> [WHAT YOU WILL DO]:
Repeat verbatim the lines from the one containing "Convert this chart to Plotly code." to the one containing "fig = go.Figure()", ends included, minus any pictures.

> [INPUT DATA]:
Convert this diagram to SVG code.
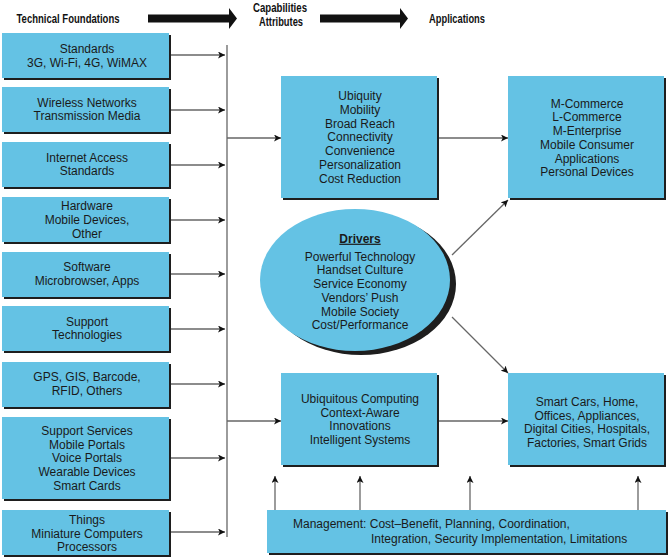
<svg xmlns="http://www.w3.org/2000/svg" width="671" height="559" viewBox="0 0 671 559">
<style>
.bx{fill:#64c2e4}
.sh{fill:#1e1e1e}
.t{font-family:"Liberation Sans",Arial,sans-serif;font-size:12px;fill:#1a1a1a;text-anchor:middle}
.h{font-family:"Liberation Sans",Arial,sans-serif;font-size:13.5px;font-weight:bold;fill:#111;text-anchor:middle}
.h2{font-size:12.5px}
.c{stroke:#666;stroke-width:1.3;fill:none}
</style>
<defs>
<marker id="ah" viewBox="0 0 10 10" refX="10" refY="5" markerWidth="7" markerHeight="7" markerUnits="userSpaceOnUse" orient="auto">
<path d="M0,0 L10,5 L0,10 L2.5,5 z" fill="#111"/>
</marker>
</defs>

<g id="headers">
<text class="h" x="68" y="22.5" textLength="103" lengthAdjust="spacingAndGlyphs">Technical Foundations</text>
<polygon points="148,14.5 229,14.5 229,8 237,18.5 229,29 229,22.5 148,22.5" fill="#111"/>
<text class="h h2" x="280" y="11.5" textLength="54" lengthAdjust="spacingAndGlyphs">Capabilities</text>
<text class="h h2" x="281" y="25.5" textLength="44" lengthAdjust="spacingAndGlyphs">Attributes</text>
<polygon points="320,14.5 400,14.5 400,8 408,18.5 400,29 400,22.5 320,22.5" fill="#111"/>
<text class="h" x="457" y="22.5" textLength="56" lengthAdjust="spacingAndGlyphs">Applications</text>
</g>

<g id="connectors">
<line class="c" x1="227" y1="45" x2="227" y2="537"/>
<line class="c" x1="171" y1="55" x2="225" y2="55" marker-end="url(#ah)"/>
<line class="c" x1="171" y1="110" x2="225" y2="110" marker-end="url(#ah)"/>
<line class="c" x1="171" y1="165" x2="225" y2="165" marker-end="url(#ah)"/>
<line class="c" x1="171" y1="220" x2="225" y2="220" marker-end="url(#ah)"/>
<line class="c" x1="171" y1="274" x2="225" y2="274" marker-end="url(#ah)"/>
<line class="c" x1="171" y1="329" x2="225" y2="329" marker-end="url(#ah)"/>
<line class="c" x1="171" y1="384" x2="225" y2="384" marker-end="url(#ah)"/>
<line class="c" x1="171" y1="458" x2="225" y2="458" marker-end="url(#ah)"/>
<line class="c" x1="171" y1="532" x2="225" y2="532" marker-end="url(#ah)"/>
<line class="c" x1="227" y1="138" x2="281" y2="138" marker-end="url(#ah)"/>
<line class="c" x1="227" y1="421" x2="281" y2="421" marker-end="url(#ah)"/>
<line class="c" x1="439" y1="138" x2="508" y2="138" marker-end="url(#ah)"/>
<line class="c" x1="439" y1="421" x2="508" y2="421" marker-end="url(#ah)"/>
<line class="c" x1="452" y1="255" x2="508" y2="200" marker-end="url(#ah)"/>
<line class="c" x1="452" y1="317" x2="508" y2="373" marker-end="url(#ah)"/>
<line class="c" x1="275" y1="510" x2="275" y2="476" marker-end="url(#ah)"/>
<line class="c" x1="360" y1="510" x2="360" y2="476" marker-end="url(#ah)"/>
<line class="c" x1="470" y1="510" x2="470" y2="476" marker-end="url(#ah)"/>
<line class="c" x1="638" y1="510" x2="638" y2="476" marker-end="url(#ah)"/>
</g>

<g id="tf1"><rect class="sh" x="4" y="35" width="167" height="45"/><rect class="bx" x="2" y="33" width="167" height="45"/>
<text class="t" x="87" y="52.7">Standards</text><text class="t" x="87" y="66.5">3G, Wi-Fi, 4G, WiMAX</text></g>
<g id="tf2"><rect class="sh" x="4" y="89" width="167" height="45"/><rect class="bx" x="2" y="87" width="167" height="45"/>
<text class="t" x="87" y="106.5">Wireless Networks</text><text class="t" x="87" y="120.3">Transmission Media</text></g>
<g id="tf3"><rect class="sh" x="4" y="144" width="167" height="45"/><rect class="bx" x="2" y="142" width="167" height="45"/>
<text class="t" x="87" y="161.5">Internet Access</text><text class="t" x="87" y="175.3">Standards</text></g>
<g id="tf4"><rect class="sh" x="4" y="199" width="167" height="45"/><rect class="bx" x="2" y="197" width="167" height="45"/>
<text class="t" x="87" y="210">Hardware</text><text class="t" x="87" y="224">Mobile Devices,</text><text class="t" x="87" y="238">Other</text></g>
<g id="tf5"><rect class="sh" x="4" y="254" width="167" height="45"/><rect class="bx" x="2" y="252" width="167" height="45"/>
<text class="t" x="87" y="271">Software</text><text class="t" x="87" y="284.8">Microbrowser, Apps</text></g>
<g id="tf6"><rect class="sh" x="4" y="308" width="167" height="45"/><rect class="bx" x="2" y="306" width="167" height="45"/>
<text class="t" x="87" y="325.5">Support</text><text class="t" x="87" y="339.3">Technologies</text></g>
<g id="tf7"><rect class="sh" x="4" y="364" width="167" height="45"/><rect class="bx" x="2" y="362" width="167" height="45"/>
<text class="t" x="87" y="381">GPS, GIS, Barcode,</text><text class="t" x="87" y="394.8">RFID, Others</text></g>
<g id="tf8"><rect class="sh" x="4" y="419" width="167" height="82"/><rect class="bx" x="2" y="417" width="167" height="82"/>
<text class="t" x="87" y="435">Support Services</text><text class="t" x="87" y="448.7">Mobile Portals</text><text class="t" x="87" y="462.4">Voice Portals</text><text class="t" x="87" y="476.1">Wearable Devices</text><text class="t" x="87" y="489.8">Smart Cards</text></g>
<g id="tf9"><rect class="sh" x="4" y="512" width="167" height="45"/><rect class="bx" x="2" y="510" width="167" height="45"/>
<text class="t" x="87" y="524">Things</text><text class="t" x="87" y="537.7">Miniature Computers</text><text class="t" x="87" y="551.4">Processors</text></g>

<g id="capabilities"><rect class="sh" x="283" y="78" width="156" height="122"/><rect class="bx" x="281" y="76" width="156" height="122"/>
<text class="t" x="360" y="100">Ubiquity</text><text class="t" x="360" y="113.8">Mobility</text><text class="t" x="360" y="127.6">Broad Reach</text><text class="t" x="360" y="141.4">Connectivity</text><text class="t" x="360" y="155.2">Convenience</text><text class="t" x="360" y="169">Personalization</text><text class="t" x="360" y="182.8">Cost Reduction</text></g>

<g id="applications"><rect class="sh" x="510" y="78" width="156" height="122"/><rect class="bx" x="508" y="76" width="156" height="122"/>
<text class="t" x="587" y="107.7">M-Commerce</text><text class="t" x="587" y="121.4">L-Commerce</text><text class="t" x="587" y="135.1">M-Enterprise</text><text class="t" x="587" y="148.8">Mobile Consumer</text><text class="t" x="587" y="162.5">Applications</text><text class="t" x="587" y="176.2">Personal Devices</text></g>

<g id="drivers"><ellipse class="sh" cx="361" cy="284" rx="95" ry="71"/><ellipse class="bx" cx="355" cy="280" rx="95" ry="71"/>
<text class="t" x="360" y="242.7" style="font-weight:bold;text-decoration:underline">Drivers</text>
<text class="t" x="360" y="260.7">Powerful Technology</text><text class="t" x="360" y="274.4">Handset Culture</text><text class="t" x="360" y="288.1">Service Economy</text><text class="t" x="360" y="301.8">Vendors’ Push</text><text class="t" x="360" y="315.5">Mobile Society</text><text class="t" x="360" y="329.2">Cost/Performance</text></g>

<g id="ubiquitous"><rect class="sh" x="283" y="375" width="156" height="92"/><rect class="bx" x="281" y="373" width="156" height="92"/>
<text class="t" x="360" y="403">Ubiquitous Computing</text><text class="t" x="360" y="416.7">Context-Aware</text><text class="t" x="360" y="430.4">Innovations</text><text class="t" x="360" y="444.1">Intelligent Systems</text></g>

<g id="smart"><rect class="sh" x="510" y="375" width="156" height="92"/><rect class="bx" x="508" y="373" width="156" height="92"/>
<text class="t" x="587" y="406">Smart Cars, Home,</text><text class="t" x="587" y="419.6">Offices, Appliances,</text><text class="t" x="587" y="433.2">Digital Cities, Hospitals,</text><text class="t" x="587" y="446.8">Factories, Smart Grids</text></g>

<g id="management"><rect class="sh" x="269" y="512" width="399" height="43"/><rect class="bx" x="267" y="510" width="399" height="43"/>
<text class="t" x="293" y="528" style="text-anchor:start">Management: Cost–Benefit, Planning, Coordination,</text>
<text class="t" x="371" y="542.5" style="text-anchor:start">Integration, Security Implementation, Limitations</text></g>
</svg>
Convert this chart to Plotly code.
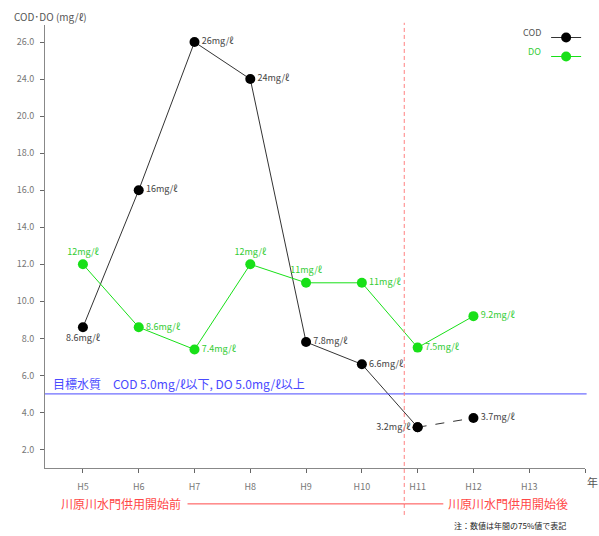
import plotly.graph_objects as go

# ---- data ----
years = ["H5", "H6", "H7", "H8", "H9", "H10", "H11", "H12", "H13"]
cod = [8.6, 16, 26, 24, 7.8, 6.6, 3.2, 3.7]
do = [12, 8.6, 7.4, 12, 11, 11, 7.5, 9.2]
cod_labels = ["8.6mg/ℓ", "16mg/ℓ", "26mg/ℓ", "24mg/ℓ", "7.8mg/ℓ", "6.6mg/ℓ", "3.2mg/ℓ", "3.7mg/ℓ"]
do_labels = ["12mg/ℓ", "8.6mg/ℓ", "7.4mg/ℓ", "12mg/ℓ", "11mg/ℓ", "11mg/ℓ", "7.5mg/ℓ", "9.2mg/ℓ"]
y_tick_labels = [2, 4, 6, 8, 10, 12, 14, 16, 18, 20, 24, 26]
target = 5.0
gate_opened_between = (5, 6)   # between H10 and H11

FONT = "Noto Sans CJK JP, Noto Sans, sans-serif"
GREEN = "#18e018"
GREEN_TXT = "#33cc33"
RED = "#ff4848"
BLUE = "#4a4aff"


# broken y axis (20 -> 24 is compressed, as in the original chart)
def ypos(v):
    if v <= 20:
        return v
    if v >= 24:
        return v - 2
    return 20 + (v - 20) / 2


xi = list(range(len(years)))
cod_y = [ypos(v) for v in cod]
do_y = [ypos(v) for v in do]

cod_pos = ["bottom center", "middle right", "middle right", "middle right",
           "middle right", "middle right", "middle left", "middle right"]
do_pos = ["top center", "middle right", "middle right", "top center",
          "top center", "middle right", "middle right", "middle right"]

fig = go.Figure()

fig.add_trace(go.Scatter(
    x=xi[:7], y=cod_y[:7], mode="lines+markers+text", name=" ",
    line=dict(color="#333333", width=1),
    marker=dict(color="black", size=10),
    text=cod_labels[:7], textposition=cod_pos[:7],
    textfont=dict(size=9, color="#444444", family=FONT),
    customdata=cod[:7], hovertemplate="COD %{customdata}<extra></extra>",
))
fig.add_trace(go.Scatter(
    x=xi[6:8], y=cod_y[6:8], mode="lines+markers+text", showlegend=False,
    line=dict(color="#333333", width=1, dash="dash"),
    marker=dict(color="black", size=10),
    text=[""] + cod_labels[7:8], textposition=cod_pos[6:8],
    textfont=dict(size=9, color="#444444", family=FONT),
    customdata=cod[6:8], hovertemplate="COD %{customdata}<extra></extra>",
))
fig.add_trace(go.Scatter(
    x=xi[:8], y=do_y, mode="lines+markers+text", name="  ",
    line=dict(color=GREEN, width=1),
    marker=dict(color=GREEN, size=10),
    text=do_labels, textposition=do_pos,
    textfont=dict(size=9, color=GREEN_TXT, family=FONT),
    customdata=do, hovertemplate="DO %{customdata}<extra></extra>",
))

# target line
fig.add_shape(type="line", xref="paper", x0=0, x1=1.003, yref="y",
              y0=ypos(target), y1=ypos(target), line=dict(color=BLUE, width=1))
fig.add_annotation(xref="paper", x=0.011, yref="y", y=ypos(target), yshift=0,
                   xanchor="left", yanchor="bottom", showarrow=False,
                   text="目標水質　COD 5.0mg/ℓ以下, DO 5.0mg/ℓ以上",
                   font=dict(size=12, color=BLUE, family=FONT))

# gate line
gx = gate_opened_between[0] + 0.76
fig.add_shape(type="line", x0=gx, x1=gx, yref="paper", y0=-0.106, y1=1.005,
              line=dict(color="#ff8080", width=1, dash="4px,3px"))
fig.add_shape(type="line", x0=1.875, x1=gx, yref="paper", y0=-0.081, y1=-0.081,
              line=dict(color=RED, width=1))
fig.add_shape(type="line", x0=gx, x1=6.46, yref="paper", y0=-0.081, y1=-0.081,
              line=dict(color=RED, width=1))
fig.add_annotation(x=1.80, yref="paper", y=-0.081, xanchor="right", yanchor="middle",
                   showarrow=False, text="川原川水門供用開始前",
                   font=dict(size=12, color=RED, family=FONT))
fig.add_annotation(x=6.50, yref="paper", y=-0.081, xanchor="left", yanchor="middle",
                   showarrow=False, text="川原川水門供用開始後",
                   font=dict(size=12, color=RED, family=FONT))

# texts
fig.add_annotation(xref="paper", x=-0.062, yref="paper", y=1.02, xanchor="left",
                   yanchor="middle", showarrow=False, text="COD･DO (mg/ℓ)",
                   font=dict(size=10, color="#555555", family=FONT))
fig.add_annotation(xref="paper", x=1.013, yref="paper", y=-0.032, xanchor="center",
                   yanchor="middle", showarrow=False, text="年",
                   font=dict(size=11, color="#555555", family=FONT))
fig.add_annotation(xref="paper", x=0.753, yref="paper", y=-0.13, xanchor="left",
                   yanchor="middle", showarrow=False, text="注：数値は年間の75%値で表記",
                   font=dict(size=8, color="#222222", family=FONT))
fig.add_annotation(xref="paper", x=0.922, yref="paper", y=0.982, xanchor="right",
                   yanchor="middle", showarrow=False, text="COD",
                   font=dict(size=9, color="#555555", family=FONT))
fig.add_annotation(xref="paper", x=0.922, yref="paper", y=0.941, xanchor="right",
                   yanchor="middle", showarrow=False, text="DO",
                   font=dict(size=9, color=GREEN_TXT, family=FONT))

fig.update_layout(
    width=599, height=536,
    margin=dict(l=45, r=14, t=25, b=68, autoexpand=False),
    paper_bgcolor="white", plot_bgcolor="white",
    font=dict(family=FONT, size=9, color="#666666"),
    showlegend=True,
    legend=dict(x=0.928, y=1.0045, xanchor="left", yanchor="top",
                bgcolor="rgba(0,0,0,0)", font=dict(size=9), tracegroupgap=0,
                itemwidth=30),
    hovermode="closest",
)
fig.update_xaxes(
    range=[-0.68, 9.0], tickmode="array",
    tickvals=list(range(len(years) + 1)), ticktext=years + [""],
    showgrid=False, zeroline=False, showline=True, linecolor="#888888", linewidth=1,
    ticks="outside", ticklen=4, tickcolor="#666666", ticklabelstandoff=6,
    tickfont=dict(size=9, color="#777777"), automargin=False,
)
fig.update_yaxes(
    range=[1.0, 24.92], tickmode="array",
    tickvals=[ypos(t) for t in y_tick_labels],
    ticktext=[f"{t:.1f}" for t in y_tick_labels],
    showgrid=False, zeroline=False, showline=True, linecolor="#888888", linewidth=1,
    ticks="outside", ticklen=4, tickcolor="#666666", ticklabelstandoff=4,
    tickfont=dict(size=9, color="#777777"), automargin=False,
)

fig.write_html(
    "out.html",
    config={"displayModeBar": False},
    post_script="document.body.style.margin='0';document.body.style.overflow='hidden';",
)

> [SOLUTION BELOW]:
Convert this chart to Plotly code.
import plotly.graph_objects as go

# ---- data ----
years = ["H5", "H6", "H7", "H8", "H9", "H10", "H11", "H12", "H13"]
cod = [8.6, 16, 26, 24, 7.8, 6.6, 3.2, 3.7]
do = [12, 8.6, 7.4, 12, 11, 11, 7.5, 9.2]
cod_labels = ["8.6mg/ℓ", "16mg/ℓ", "26mg/ℓ", "24mg/ℓ", "7.8mg/ℓ", "6.6mg/ℓ", "3.2mg/ℓ", "3.7mg/ℓ"]
do_labels = ["12mg/ℓ", "8.6mg/ℓ", "7.4mg/ℓ", "12mg/ℓ", "11mg/ℓ", "11mg/ℓ", "7.5mg/ℓ", "9.2mg/ℓ"]
y_tick_labels = [2, 4, 6, 8, 10, 12, 14, 16, 18, 20, 24, 26]
target = 5.0
gate_opened_between = (5, 6)   # between H10 and H11

FONT = "Noto Sans CJK JP, Noto Sans, sans-serif"
GREEN = "#18e018"
GREEN_TXT = "#33cc33"
RED = "#ff4848"
BLUE = "#4a4aff"


# broken y axis (20 -> 24 is compressed, as in the original chart)
def ypos(v):
    if v <= 20:
        return v
    if v >= 24:
        return v - 2
    return 20 + (v - 20) / 2


xi = list(range(len(years)))
cod_y = [ypos(v) for v in cod]
do_y = [ypos(v) for v in do]

cod_pos = ["bottom center", "middle right", "middle right", "middle right",
           "middle right", "middle right", "middle left", "middle right"]
do_pos = ["top center", "middle right", "middle right", "top center",
          "top center", "middle right", "middle right", "middle right"]

fig = go.Figure()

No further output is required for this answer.